▶ **Task statement**:
Include the line containing "from matplotlib.transforms import" and all lines before it, repeated exactly from the listing below, without pictures.
##### Source data #####
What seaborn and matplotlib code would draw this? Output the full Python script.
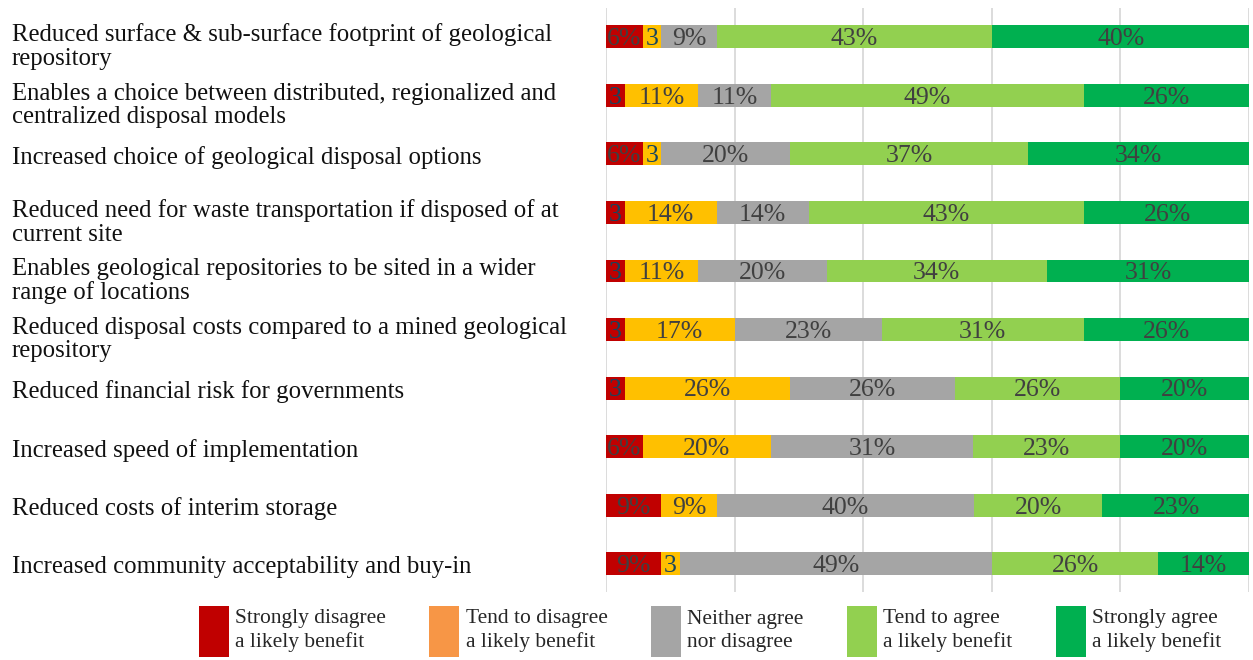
import matplotlib
matplotlib.use("Agg")
import matplotlib.pyplot as plt
import seaborn as sns
import pandas as pd
from matplotlib.patches import Patch
from matplotlib.transforms import blended_transform_factory

statements = [
    "Reduced surface & sub-surface footprint of geological\nrepository",
    "Enables a choice between distributed, regionalized and\ncentralized disposal models",
    "Increased choice of geological disposal options",
    "Reduced need for waste transportation if disposed of at\ncurrent site",
    "Enables geological repositories to be sited in a wider\nrange of locations",
    "Reduced disposal costs compared to a mined geological\nrepository",
    "Reduced financial risk for governments",
    "Increased speed of implementation",
    "Reduced costs of interim storage",
    "Increased community acceptability and buy-in",
]
strongly_disagree = [5.7, 2.9, 5.7, 2.9, 2.9, 2.9, 2.9, 5.7, 8.6, 8.6]
tend_disagree = [2.9, 11.4, 2.9, 14.3, 11.4, 17.1, 25.7, 20.0, 8.6, 2.9]
neither = [8.6, 11.4, 20.0, 14.3, 20.0, 22.9, 25.7, 31.4, 40.0, 48.6]
tend_agree = [42.9, 48.6, 37.1, 42.9, 34.3, 31.4, 25.7, 22.9, 20.0, 25.7]
strongly_agree = [40.0, 25.7, 34.3, 25.7, 31.4, 25.7, 20.0, 20.0, 22.9, 14.3]

legend_labels = [
    "Strongly disagree\na likely benefit",
    "Tend to disagree\na likely benefit",
    "Neither agree\nnor disagree",
    "Tend to agree\na likely benefit",
    "Strongly agree\na likely benefit",
]
bar_colors = ["#C00000", "#FFC000", "#A5A5A5", "#92D050", "#00B050"]
legend_colors = ["#C00000", "#F79646", "#A5A5A5", "#92D050", "#00B050"]

sns.set_theme(style="white")
plt.rcParams["font.family"] = ["Liberation Serif", "DejaVu Serif"]

series = [strongly_disagree, tend_disagree, neither, tend_agree, strongly_agree]
keys = ["s_dis", "t_dis", "neither", "t_agr", "s_agr"]
df = pd.DataFrame({"statement": statements})
for k, s in zip(keys, series):
    df[k] = s
cum = df[keys].cumsum(axis=1)
for k in keys:
    df["cum_" + k] = cum[k]

fig = plt.figure(figsize=(12.53, 6.6), dpi=100)
ax = fig.add_axes([606 / 1253, 1 - 592 / 660, 643 / 1253, 584 / 660])

bar_h = 0.39
for k, c in reversed(list(zip(keys, bar_colors))):
    sns.barplot(data=df, x="cum_" + k, y="statement", orient="h", color=c,
                saturation=1, width=bar_h, linewidth=0, ax=ax, zorder=2)

ax.set_xlim(0, 100)
ax.set_ylim(9.48, -0.49)
ax.set_xticks([0, 20, 40, 60, 80, 100])
ax.set_xticklabels([])
ax.set_yticks([])
ax.set_xlabel("")
ax.set_ylabel("")
ax.tick_params(length=0)
ax.xaxis.grid(True, color="#D9D9D9", linewidth=1.3, zorder=0)
ax.set_axisbelow(True)
for sp in ax.spines.values():
    sp.set_visible(False)

# value labels
for i in range(len(statements)):
    left = 0.0
    for k in keys:
        v = df.loc[i, k]
        center = left + v / 2
        if v < 4:
            txt, col = "3", "#17455E"
        else:
            txt, col = f"{v:.0f}%", "#404040"
        ax.text(center, i + 0.04, txt, ha="center", va="center",
                fontsize=18.5, color=col, zorder=5)
        left += v

# category labels on the left
trans = blended_transform_factory(fig.transFigure, ax.transData)
for i, s in enumerate(statements):
    off = 0.17 if "\n" in s else 0.06
    ax.text(12 / 1253, i + off, s, transform=trans, ha="left", va="center",
            fontsize=17.8, color="#111111", linespacing=1.08)

handles = [Patch(facecolor=c, edgecolor="none") for c in legend_colors]
leg = fig.legend(handles, legend_labels, loc="lower left",
                 bbox_to_anchor=(190 / 1253, -6 / 660), ncol=5, frameon=False,
                 fontsize=15.5, handlelength=1.4, handleheight=3.3,
                 handletextpad=0.3, columnspacing=2.0, borderaxespad=0.0,
                 labelcolor="#262626", labelspacing=0.2)
for t in leg.get_texts():
    t.set_linespacing(1.3)

fig.savefig("out.png", dpi=100)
#####
▶ **Exercise solution**:
What seaborn and matplotlib code would draw this? Output the full Python script.
import matplotlib
matplotlib.use("Agg")
import matplotlib.pyplot as plt
import seaborn as sns
import pandas as pd
from matplotlib.patches import Patch
from matplotlib.transforms import blended_transform_factory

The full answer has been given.